2. Hardware Accelerators
CPU choice is just one factor in AI performance; specialized hardware accelerators often do the heavy lifting. Examples include:
- GPUs: Nvidia GPUs remain top-tier for training large models, with AMD and Apple GPUs also offering competitive performance in certain scenarios.
- TPUs: Google’s Tensor Processing Units are specialized for TensorFlow workloads.
- NPUs (Neural Processing Units): Found in many ARM-based SoCs for edge inference tasks.
- FPGAs: Customizable hardware for ultra-low-latency or power-sensitive AI tasks.
If the bulk of your AI computations is on a GPU, the CPU architecture might not be the primary determinant of performance—but it will still matter for tasks such as data loading, pre-processing, and overall system orchestration.
3. Scaling Across Multiple Nodes
For distributed training, you might use frameworks like Horovod or Ray. In these cases:
- Network Fabric: In HPC or multi-node settings, the network bandwidth and latency often matter more than CPU architecture alone.
- Mixed Architecture Clusters: Some HPC clusters combine nodes with different CPU architectures. While not typical in production AI training, it’s possible in flexible HPC environments.
- Cloud Providers: AWS, Google Cloud, and Azure all offer x86-based instances. AWS also offers ARM-based Graviton instances; these can be cost-effective if your workload scales well.
Future Outlook: Where Do We Go From Here?
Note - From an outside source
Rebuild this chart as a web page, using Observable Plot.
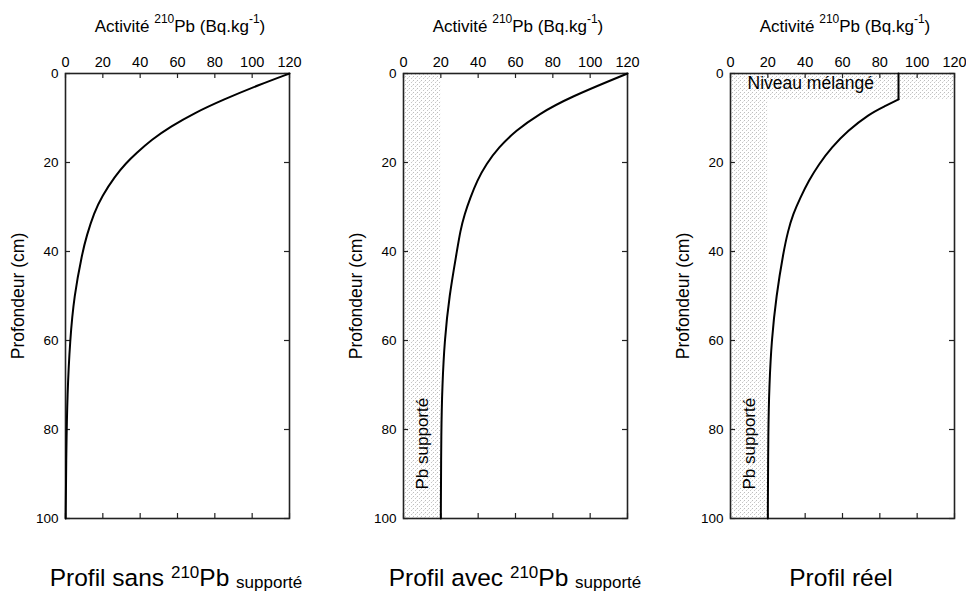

The ARM vs x86 debate continues as new CPU designs push boundaries in performance, efficiency, and cost-effectiveness. In the near future, expect:
- Greater ARM Server Adoption: Cloud providers and enterprise data centers will adopt more ARM-based solutions, increasing competition and driving further optimizations in AI frameworks.
- Unified AI Development: Framework maintainers will produce better cross-platform tools, container images, and instructions, reducing friction for developers.
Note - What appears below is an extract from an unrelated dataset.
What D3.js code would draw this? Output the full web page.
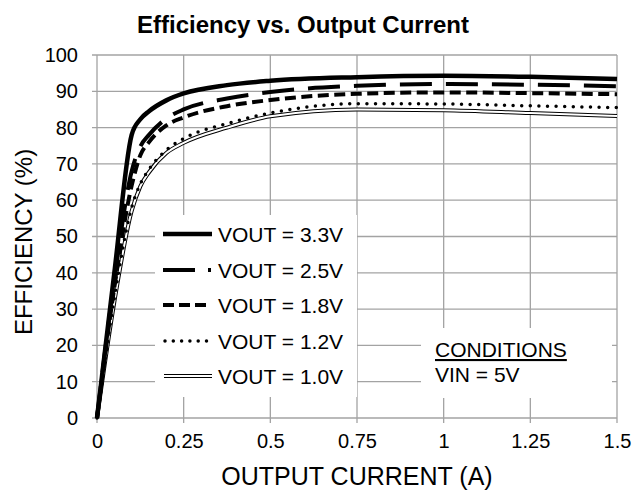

- Hybrid Approaches: Some HPC clusters may adopt specialized accelerators and both CPU types for different workloads, enabling best-of-breed solutions.
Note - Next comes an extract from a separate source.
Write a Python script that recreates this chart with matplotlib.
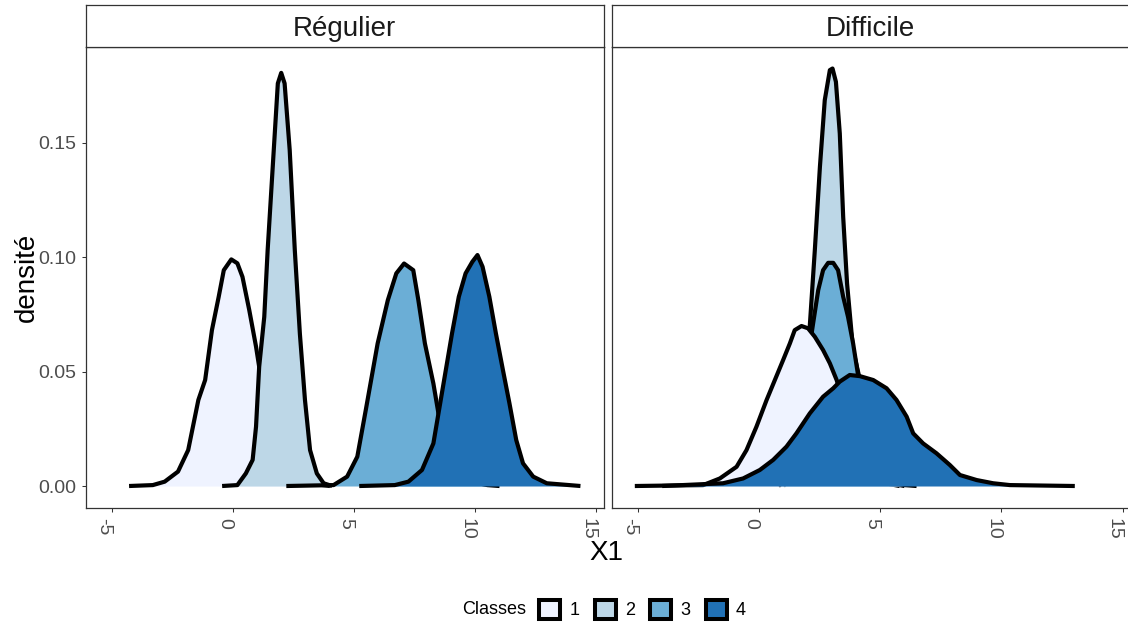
import matplotlib
matplotlib.use("Agg")
import matplotlib.pyplot as plt
from matplotlib.patches import Patch

plt.rcParams['font.family'] = ['Liberation Sans', 'DejaVu Sans']
plt.rcParams['axes.unicode_minus'] = False

# classes and colours (Blues, 4 classes)
classes = ['1', '2', '3', '4']
fills = ['#EFF3FF', '#BDD7E7', '#6BAED6', '#2171B5']
facets = ['Régulier', 'Difficile']

# density curves - panel "Régulier"
reg_x1 = [-4.29, -3.31, -2.82, -2.27, -1.85, -1.43, -1.15, -0.87, -0.59, -0.38, -0.07, 0.18,
          0.39, 0.67, 0.95, 1.08, 1.30, 1.60, 2.00, 2.50, 3.00, 3.50, 4.00]
reg_y1 = [0.0, 0.0004, 0.0019, 0.0063, 0.0157, 0.0376, 0.0463, 0.0681, 0.0827, 0.0943, 0.0990, 0.0973,
          0.0914, 0.0769, 0.0609, 0.0521, 0.043, 0.032, 0.018, 0.0075, 0.0025, 0.0007, 0.0]
reg_x2 = [-0.45, 0.18, 0.53, 0.81, 0.95, 1.08, 1.29, 1.43, 1.64, 1.85, 1.99, 2.13, 2.34, 2.55,
          2.76, 2.97, 3.18, 3.46, 3.74, 4.09]
reg_y2 = [0.0, 0.0004, 0.0055, 0.0114, 0.0259, 0.0521, 0.0739, 0.1031, 0.1395, 0.1759, 0.1805, 0.1759,
          0.1468, 0.1031, 0.0665, 0.0376, 0.0157, 0.0055, 0.0012, 0.0]
reg_x3 = [2.20, 4.15, 4.71, 5.13, 5.48, 5.97, 6.39, 6.74, 7.06, 7.44, 7.65, 7.92, 8.27, 8.48,
          8.75, 9.00, 9.50, 10.00, 10.50, 11.00]
reg_y3 = [0.0, 0.0004, 0.0041, 0.0128, 0.0332, 0.0623, 0.0812, 0.0929, 0.0972, 0.0943, 0.0812, 0.0623,
          0.0448, 0.0317, 0.022, 0.014, 0.005, 0.0015, 0.0004, 0.0]
reg_x4 = [5.21, 6.68, 7.24, 7.80, 8.27, 8.48, 8.76, 9.04, 9.32, 9.60, 9.88, 10.09, 10.30, 10.58,
          10.85, 11.14, 11.41, 11.69, 11.97, 12.39, 12.95, 14.34]
reg_y4 = [0.0, 0.0004, 0.0019, 0.0070, 0.0186, 0.0317, 0.0492, 0.0667, 0.0827, 0.0929, 0.0980, 0.1009,
          0.0958, 0.0827, 0.0667, 0.0507, 0.0361, 0.0201, 0.0099, 0.0041, 0.0012, 0.0]

# panel "Difficile"
dif_x1 = [-5.13, -2.31, -1.62, -0.93, -0.52, -0.11, 0.31, 0.65, 0.99, 1.27, 1.47, 1.75, 2.02, 2.30,
          2.64, 2.92, 3.20, 3.50, 4.00, 4.50, 5.00, 5.50, 6.00, 6.50]
dif_y1 = [0.0, 0.0004, 0.0033, 0.0084, 0.0157, 0.0259, 0.0376, 0.0463, 0.0550, 0.0623, 0.0681, 0.0699,
          0.0689, 0.0652, 0.0594, 0.0536, 0.0463, 0.036, 0.021, 0.010, 0.004, 0.0015, 0.0004, 0.0]
dif_x2 = [1.00, 1.30, 1.60, 1.85, 2.09, 2.30, 2.51, 2.71, 2.92, 3.03, 3.17, 3.33, 3.47, 3.63,
          3.88, 4.13, 4.40, 4.70, 5.00, 5.40, 5.80]
dif_y2 = [0.0, 0.004, 0.02, 0.045, 0.0696, 0.1031, 0.1395, 0.1686, 0.1817, 0.1824, 0.1766, 0.1540,
          0.1176, 0.0885, 0.0594, 0.0478, 0.028, 0.012, 0.004, 0.0008, 0.0]
dif_x3 = [0.80, 1.20, 1.50, 1.80, 2.00, 2.23, 2.44, 2.64, 2.85, 3.06, 3.26, 3.47, 3.67, 3.88,
          4.09, 4.40, 4.70, 5.00, 5.50, 6.00]
dif_y3 = [0.0, 0.004, 0.015, 0.035, 0.055, 0.0711, 0.0856, 0.0943, 0.0975, 0.0975, 0.0943, 0.0827,
          0.0739, 0.0623, 0.0481, 0.030, 0.015, 0.006, 0.001, 0.0]
dif_x4 = [-4.00, -1.49, -0.66, 0.03, 0.58, 1.13, 1.54, 2.09, 2.64, 3.06, 3.33, 3.74, 4.16, 4.71,
          5.26, 5.67, 6.09, 6.36, 6.77, 7.32, 7.87, 8.29, 8.98, 9.66, 10.35, 13.03]
dif_y4 = [0.0, 0.0012, 0.0033, 0.0070, 0.0114, 0.0172, 0.0230, 0.0317, 0.0390, 0.0427, 0.0456, 0.0485,
          0.0480, 0.0463, 0.0427, 0.0376, 0.0303, 0.0230, 0.0186, 0.0143, 0.0092, 0.0048, 0.0026,
          0.0012, 0.0004, 0.0]

x_ticks = [-5, 0, 5, 10, 15]
y_ticks = [0.0, 0.05, 0.10, 0.15]
y_ticklabels = ['0.00', '0.05', '0.10', '0.15']

curves = {
    'Régulier': [(reg_x1, reg_y1), (reg_x2, reg_y2), (reg_x3, reg_y3), (reg_x4, reg_y4)],
    'Difficile': [(dif_x1, dif_y1), (dif_x2, dif_y2), (dif_x3, dif_y3), (dif_x4, dif_y4)],
}
# stacking order as seen in the picture
draw_order = {'Régulier': [0, 1, 2, 3], 'Difficile': [1, 2, 0, 3]}

W, H = 1128, 626
fig = plt.figure(figsize=(W / 100, H / 100), dpi=100)


def box(l, t, r, b):
    return [l / W, 1 - b / H, (r - l) / W, (b - t) / H]


edge = '#333333'
panel_left = {'Régulier': 85.7, 'Difficile': 611.8}

for name in facets:
    l = panel_left[name]
    ax = fig.add_axes(box(l, 47, l + 518, 508.3))
    strip = fig.add_axes(box(l, 5, l + 518, 47))

    for k, i in enumerate(draw_order[name]):
        xs, ys = curves[name][i]
        ax.fill_between(xs, ys, 0, color=fills[i], lw=0, zorder=2 + 2 * k)
        ax.plot(xs, ys, color='black', lw=3.0, zorder=3 + 2 * k,
                solid_joinstyle='round', solid_capstyle='butt')

    ax.set_xlim(-6.08, 15.3)
    ax.set_ylim(-0.00974, 0.1918)
    ax.set_xticks(x_ticks)
    ax.set_yticks(y_ticks)
    ax.set_yticklabels(y_ticklabels)
    ax.tick_params(direction='out', length=3.2, width=0.75, color=edge,
                   labelsize=14, labelcolor='#4D4D4D', pad=3.5)
    ax.tick_params(axis='x', pad=4)
    for lab in ax.get_xticklabels():
        lab.set_rotation(-90)
        lab.set_rotation_mode('anchor')
        lab.set_ha('left')
        lab.set_va('top')
    if name != facets[0]:
        ax.tick_params(axis='y', left=False, labelleft=False)
    for sp in ax.spines.values():
        sp.set_color(edge)
        sp.set_linewidth(0.9)

    strip.set_xticks([])
    strip.set_yticks([])
    for sp in strip.spines.values():
        sp.set_color(edge)
        sp.set_linewidth(0.9)
    strip.text(0.5, 0.43, name, transform=strip.transAxes, ha='center', va='center',
               fontsize=20, color='#1A1A1A')

fig.text(27 / W, 1 - 277.5 / H, 'densité', rotation=90, ha='center', va='center', fontsize=20)
fig.text(606.7 / W, 1 - 553 / H, 'X1', ha='center', va='center', fontsize=20)

handles = [Patch(facecolor=c, edgecolor='black', linewidth=2.9) for c in fills]
fig.legend(handles, classes, loc='center', bbox_to_anchor=(642.5 / W, 1 - 609.5 / H), ncol=4,
           frameon=False, fontsize=13, handlelength=1.17, handleheight=1.25,
           handletextpad=0.5, columnspacing=0.85, borderpad=0, borderaxespad=0)
fig.text(526 / W, 1 - 610 / H, 'Classes', ha='right', va='center', fontsize=13)

fig.savefig('out.png', dpi=100)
- Ecosystem Maturation: More thorough documentation, best practices, and dev tools for ARM (and x86) are on the horizon, ensuring that the choice between them becomes more a matter of specific project needs rather than raw availability.
Conclusion
ARM vs x86 is not a simple “winner takes all” scenario. Both architectures are highly capable of running AI workloads, from small hobby projects on a Raspberry Pi or Mac Mini to enterprise-scale training clusters. x86 carries a long legacy and extensive ecosystem support, particularly in large data centers and HPC environments. Meanwhile, ARM offers compelling power efficiency, emerging HPC solutions, and strong performance in devices like the Apple Silicon series.
As the AI industry continues to evolve, making an informed decision about your architecture will depend on:
- The type of AI workload (inference vs training vs HPC-scale tasks).
- Performance requirements and whether hardware accelerators (GPU, TPU, NPU) are being used.
- Power constraints, thermal design limits, and cost factors in data center or edge scenarios.
- The maturity of your chosen software stack on the target architecture.
Ultimately, the best choice often comes down to your project’s unique combination of constraints. With the rapid adoption of both platforms, it’s a great time to explore, benchmark your specific workloads, and see which architecture best suits your needs. The myths are indeed just myths—both ARM and x86 can deliver powerful AI performance in the right context. The real question is which aligns better with your goals, budget, environmental footprint, and development preferences.
Happy coding and may your AI projects thrive on whichever CPU architecture—and accompanying accelerators—you choose!